Twitter shares are dropping while the platform bleeds users and may or may not be shadow banning conservative voices. Facebook shares are dropping while the platform bleeds users and may or may not be enabling white supremacists. And I couldn’t be happier.
Both of the platforms had optimistic, sunny starts that I enjoyed. Now they’re both filled with meaningless garbage and mindless vitriol spewed by cowards behind a keyboard. Both suck up as much of your private information as they can get away with and need not fear government regulation at all, since it seems that the legislators in the West don’t understand technology, or think that individual privacies are not worth their time. Google’s $5 billion dollar fine from the EU came over anti-trust issues identical to the Microsoft anti-trust case in 2001, not violations of GDPR.
The Electronic Frontier Foundation has published a piece titled: Facing Facebook: Data Portability and Interoperability Are Anti-Monopoly Medicine.
From the piece:
We think Facebook should:
- Give users a tool for real data portability. That includes a way to export the rich contact list that Facebook hosts and the tracking data Facebook collects without meaningful consent.
- Open up its platform policy to enable competitors, cooperators, and follow-on innovators. Allow developers to use Facebook’s APIs for software that modifies or competes with the core Facebook experience.
- Interoperate with next generation of social networks via open standards. Adapt Facebook’s APIs to use the W3C’s social web protocols where appropriate, and allow open, federated services like Mastodon to work with Facebook as partners.

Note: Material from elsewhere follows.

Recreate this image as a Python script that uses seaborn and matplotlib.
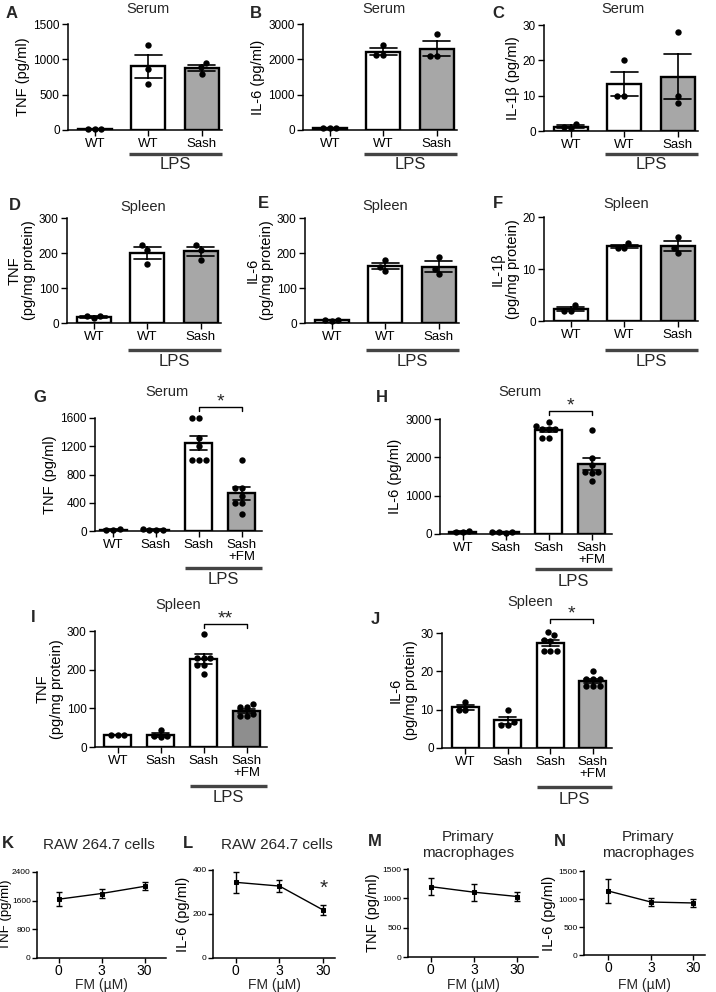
import numpy as np
import pandas as pd
import matplotlib
matplotlib.use('Agg')
import matplotlib.pyplot as plt
import seaborn as sns
from matplotlib import transforms
import warnings
warnings.filterwarnings('ignore')

sns.set_theme(style='ticks')
plt.rcParams['font.family'] = ['Liberation Sans', 'DejaVu Sans']

W, H = 716, 992
fig = plt.figure(figsize=(W / 100, H / 100), dpi=100)

# ---------------- data ----------------
groups3 = ['WT', 'WT LPS', 'Sash LPS']
ticks3 = ['WT', 'WT', 'Sash']
groups4 = ['WT', 'Sash', 'Sash LPS', 'Sash+FM LPS']
ticks4 = ['WT', 'Sash', 'Sash', 'Sash\n+FM']

tnf_serum = [[8, 12, 16], [1197, 861, 644], [946, 885, 795]]
il6_serum = [[45, 70, 60], [2410, 2110, 2110], [2716, 2101, 2101]]
il1b_serum = [[1.9, 1.0, 0.9], [20, 10, 10], [28, 10, 8]]
tnf_spleen = [[14, 19, 19], [222, 210, 168], [222, 210, 181]]
il6_spleen = [[7, 10, 9], [179, 160, 150], [189, 155, 139]]
il1b_spleen = [[3.0, 2.0, 2.0], [15.0, 14.0, 14.1], [16.2, 14.0, 13.0]]

tnf_serum_fm = [[20, 25, 15], [15, 20, 20, 25],
                [1600, 1600, 1320, 1205, 1000, 1000, 1000],
                [1000, 610, 610, 500, 390, 390, 240]]
il6_serum_fm = [[50, 60, 70], [30, 40, 40, 50],
                [2930, 2820, 2730, 2730, 2730, 2510, 2510],
                [2710, 1990, 1800, 1630, 1630, 1600, 1390]]
tnf_spleen_fm = [[30, 30, 31], [45, 28, 28, 25],
                 [291, 230, 230, 230, 211, 211, 190],
                 [111, 103, 103, 85, 80, 80]]
il6_spleen_fm = [[11.9, 9.9, 9.9], [9.9, 6.8, 6.0, 6.0],
                 [30.3, 29.4, 28.3, 28.0, 25.3, 25.3, 25.3],
                 [20, 18.1, 18.1, 18.1, 16.1, 16.1, 16.1]]

doses = ['0', '3', '30']
raw_tnf_mean = [1640, 1800, 2000]
raw_tnf_sem = [200, 130, 110]
raw_il6_mean = [344, 327, 218]
raw_il6_sem = [47, 27, 23]
mac_tnf_mean = [1200, 1105, 1031]
mac_tnf_sem = [148, 143, 80]
mac_il6_mean = [1143, 946, 929]
mac_il6_sem = [210, 78, 72]

GREY = '#a7a7a7'
DARKGREY = '#8e8e8e'


# ---------------- helpers ----------------
def fy(ypx):
    return 1 - ypx / H


def add_ax(l, r, t, b):
    return fig.add_axes([l / W, 1 - b / H, (r - l) / W, (b - t) / H])


def ftext(x, y, s, **kw):
    kw.setdefault('ha', 'center')
    kw.setdefault('va', 'center')
    fig.text(x / W, fy(y), s, **kw)


def style_axis(ax, ylim, yticks, ylabel, ysize=8.5, xsize=9.5, ylsize=10.5):
    sns.despine(ax=ax)
    ax.set_ylim(*ylim)
    ax.set_yticks(yticks)
    ax.set_ylabel(ylabel, fontsize=ylsize, labelpad=2, color='black',
                  linespacing=1.05)
    ax.set_xlabel('')
    for s in ['left', 'bottom']:
        ax.spines[s].set_linewidth(1.1)
        ax.spines[s].set_color('black')
    ax.tick_params(axis='both', length=4, width=1.0, color='black', pad=2,
                   labelcolor='black')
    ax.tick_params(axis='y', labelsize=ysize)
    ax.tick_params(axis='x', labelsize=xsize)


def bar_panel(box, xlim, groups, ticklabels, values, colors, ylim, yticks,
              ylabel, cap):
    ax = add_ax(*box)
    df = pd.DataFrame({
        'group': np.repeat(groups, [len(v) for v in values]),
        'value': np.concatenate(values),
    })
    sns.barplot(data=df, x='group', y='value', hue='group', order=groups,
                hue_order=groups, palette=colors, errorbar='se', capsize=cap,
                width=0.63, edgecolor='black', linewidth=1.7,
                err_kws={'color': 'black', 'linewidth': 1.2}, legend=False,
                ax=ax)
    sns.swarmplot(data=df, x='group', y='value', order=groups, color='black',
                  size=4.6, ax=ax, zorder=4)
    for c in ax.collections:
        c.set_clip_on(False)
    for ln in ax.lines:
        ln.set_zorder(5)
    ax.set_xticks(range(len(groups)))
    ax.set_xticklabels(ticklabels, linespacing=0.95)
    ax.set_xlim(*xlim)
    style_axis(ax, ylim, yticks, ylabel)
    return ax


def lps(ax, x0, x1, yline, ytext):
    tr = transforms.blended_transform_factory(ax.transData, fig.transFigure)
    ax.plot([x0, x1], [fy(yline), fy(yline)], transform=tr, color='#444444',
            lw=2.4, clip_on=False, solid_capstyle='butt')
    ax.text((x0 + x1) / 2, fy(ytext), 'LPS', transform=tr, ha='center',
            va='center', fontsize=12)


def bracket(ax, x0, x1, ypx, star, ystar):
    tr = transforms.blended_transform_factory(ax.transData, fig.transFigure)
    ax.plot([x0, x0, x1, x1], [fy(ypx + 4), fy(ypx), fy(ypx), fy(ypx + 4)],
            transform=tr, color='black', lw=1.0, clip_on=False)
    ax.text((x0 + x1) / 2, fy(ystar), star, transform=tr, ha='center',
            va='center', fontsize=14)


def line_panel(box, xlim, means, sems, ylim, yticks, ylabel):
    ax = add_ax(*box)
    df = pd.DataFrame({'dose': doses, 'value': means})
    sns.pointplot(data=df, x='dose', y='value', order=doses, color='black',
                  markers='s', markersize=3.2, linewidth=1.0, errorbar=None,
                  ax=ax)
    ax.errorbar(range(len(doses)), means, yerr=sems, fmt='none',
                ecolor='black', elinewidth=1.0, capsize=2.5, capthick=1.0)
    ax.set_xlim(*xlim)
    style_axis(ax, ylim, yticks, ylabel, ysize=6, xsize=10, ylsize=10.5)
    ax.tick_params(axis='x', pad=1, length=3.5)
    ax.tick_params(axis='y', pad=1, length=3.5)
    ax.set_xlabel('FM (µM)', fontsize=10, va='center')
    b_px = H * (1 - ax.get_position().y0)
    h_px = H * ax.get_position().height
    ax.xaxis.set_label_coords(0.5, -(985 - b_px) / h_px)
    return ax


c3 = ['white', 'white', GREY]
c4 = ['white', 'white', 'white', GREY]
c4d = ['white', 'white', 'white', DARKGREY]
x3 = (-0.5, 2.38)
TS = 10.5   # title size
LS = 12     # letter size

# ---------------- row 1 ----------------
axA = bar_panel((68, 222, 24, 130), x3, groups3, ticks3, tnf_serum, c3,
                (0, 1500), [0, 500, 1000, 1500], 'TNF (pg/ml)', 0.5)
axB = bar_panel((303, 457, 24, 130), x3, groups3, ticks3, il6_serum, c3,
                (0, 3000), [0, 1000, 2000, 3000], 'IL-6 (pg/ml)', 0.5)
axC = bar_panel((544, 698, 25, 131), x3, groups3, ticks3, il1b_serum, c3,
                (0, 30), [0, 10, 20, 30], 'IL-1β (pg/ml)', 0.5)
for ax in (axA, axB, axC):
    lps(ax, 0.65, 2.38, 154, 165)
ftext(148, 9, 'Serum', fontsize=TS)
ftext(384, 9, 'Serum', fontsize=TS)
ftext(623, 9, 'Serum', fontsize=TS)
ftext(12, 13, 'A', fontsize=LS, fontweight='bold')
ftext(256, 13, 'B', fontsize=LS, fontweight='bold')
ftext(498, 13, 'C', fontsize=LS, fontweight='bold')

# ---------------- row 2 ----------------
axD = bar_panel((67, 221, 218, 323), x3, groups3, ticks3, tnf_spleen, c3,
                (0, 300), [0, 100, 200, 300], 'TNF\n(pg/mg protein)', 0.5)
axE = bar_panel((305, 459, 218, 323), x3, groups3, ticks3, il6_spleen, c3,
                (0, 300), [0, 100, 200, 300], 'IL-6\n(pg/mg protein)', 0.5)
axF = bar_panel((544, 698, 217, 321), x3, groups3, ticks3, il1b_spleen, c3,
                (0, 20), [0, 10, 20], 'IL-1β\n(pg/mg protein)', 0.5)
for ax in (axD, axE, axF):
    lps(ax, 0.65, 2.38, 350, 361)
ftext(143, 207, 'Spleen', fontsize=TS)
ftext(385, 206, 'Spleen', fontsize=TS)
ftext(626, 204, 'Spleen', fontsize=TS)
ftext(15, 205, 'D', fontsize=LS, fontweight='bold')
ftext(263, 203, 'E', fontsize=LS, fontweight='bold')
ftext(498, 203, 'F', fontsize=LS, fontweight='bold')

# ---------------- row 3 ----------------
axG = bar_panel((95, 262, 418, 531), (-0.42, 3.47), groups4, ticks4,
                tnf_serum_fm, c4, (0, 1600), [0, 400, 800, 1200, 1600],
                'TNF (pg/ml)', 0.4)
axH = bar_panel((440, 612, 419, 534), (-0.53, 3.47), groups4, ticks4,
                il6_serum_fm, c4, (0, 3000), [0, 1000, 2000, 3000],
                'IL-6 (pg/ml)', 0.4)
lps(axG, 1.68, 3.47, 568, 580)
lps(axH, 1.68, 3.47, 569, 581)
bracket(axG, 2, 3, 407, '*', 402)
bracket(axH, 2, 3, 411, '*', 406)
ftext(167, 392, 'Serum', fontsize=TS)
ftext(520, 392, 'Serum', fontsize=TS)
ftext(40, 397, 'G', fontsize=LS, fontweight='bold')
ftext(382, 397, 'H', fontsize=LS, fontweight='bold')

# ---------------- row 4 ----------------
axI = bar_panel((95, 267, 631, 747), (-0.53, 3.47), groups4, ticks4,
                tnf_spleen_fm, c4d, (0, 300), [0, 100, 200, 300],
                'TNF\n(pg/mg protein)', 0.4)
axJ = bar_panel((442, 612, 633, 748), (-0.55, 3.45), groups4, ticks4,
                il6_spleen_fm, c4, (0, 30), [0, 10, 20, 30],
                'IL-6\n(pg/mg protein)', 0.4)
lps(axI, 1.68, 3.47, 786, 798)
lps(axJ, 1.68, 3.45, 787, 799)
bracket(axI, 2, 3, 624, '**', 619)
bracket(axJ, 2, 3, 619, '*', 614)
ftext(178, 605, 'Spleen', fontsize=TS)
ftext(530, 602, 'Spleen', fontsize=TS)
ftext(33, 617, 'I', fontsize=LS, fontweight='bold')
ftext(375, 620, 'J', fontsize=LS, fontweight='bold')

# ---------------- row 5 ----------------
axK = line_panel((37, 166, 872, 958), (-0.5, 2.5), raw_tnf_mean, raw_tnf_sem,
                 (0, 2400), [0, 800, 1600, 2400], 'TNF (pg/ml)')
axL = line_panel((213, 335, 870, 958), (-0.52, 2.27), raw_il6_mean,
                 raw_il6_sem, (0, 400), [0, 200, 400], 'IL-6 (pg/ml)')
axM = line_panel((408, 538, 869, 957), (-0.52, 2.48), mac_tnf_mean,
                 mac_tnf_sem, (0, 1500), [0, 500, 1000, 1500], 'TNF (pg/ml)')
axN = line_panel((584, 705, 871, 955), (-0.57, 2.27), mac_il6_mean,
                 mac_il6_sem, (0, 1500), [0, 500, 1000, 1500], 'IL-6 (pg/ml)')
axK.set_ylabel('TNF (pg/ml)', fontsize=9.5, color='black')
axK.yaxis.set_label_coords(-(37 - 12.5) / 129, 0.5)
axL.text(2, raw_il6_mean[2] + 100, '*', ha='center', va='center', fontsize=15)
ftext(99, 845, 'RAW 264.7 cells', fontsize=11)
ftext(277, 845, 'RAW 264.7 cells', fontsize=11)
ftext(468, 845, 'Primary\nmacrophages', fontsize=11, linespacing=1.1)
ftext(648, 845, 'Primary\nmacrophages', fontsize=11, linespacing=1.1)
ftext(8, 843, 'K', fontsize=LS, fontweight='bold')
ftext(188, 843, 'L', fontsize=LS, fontweight='bold')
ftext(375, 842, 'M', fontsize=LS, fontweight='bold')
ftext(560, 842, 'N', fontsize=LS, fontweight='bold')

fig.savefig('out.png', dpi=100, facecolor='white')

As for me, this is a good piece that works within the world as it is, I’d prefer to see Facebook and Twitter pass into the night with their granddad, MySpace.
I have spent time wondering if social media is entirely a blight on the modern world. But that’s throwing the baby out with the bath. Social media can be a terrific way to share and organize. Instead, mentioned in EFF’s last bullet point, social media networks should operate on the W3C’s ActivityPub, which is a standard for decentralization of social networking (so not just a couple of big companies sit on everyone’s private information AND keeps the flow of information as robust as email). The bullet point mentions Mastodon, which is currently the only social media platform that I ever participate in now and, even then, uncommonly.
A federated social network instance is its own thing, answers to no one, and is responsible for itself. It can be run on a home server, a virtual private server, or a more traditional company that may be paid or driven by advertising revenue. Any activity on it is sent out to other instances and it receives that activity back. If there is a instance that becomes poisonous, you can block every user from that instance, or the entire instance can block traffic from that instance. I hope that it is the future. Social networking done in a democratic fashion helps protect the right to free speech and the right to not hear other people’s free speech.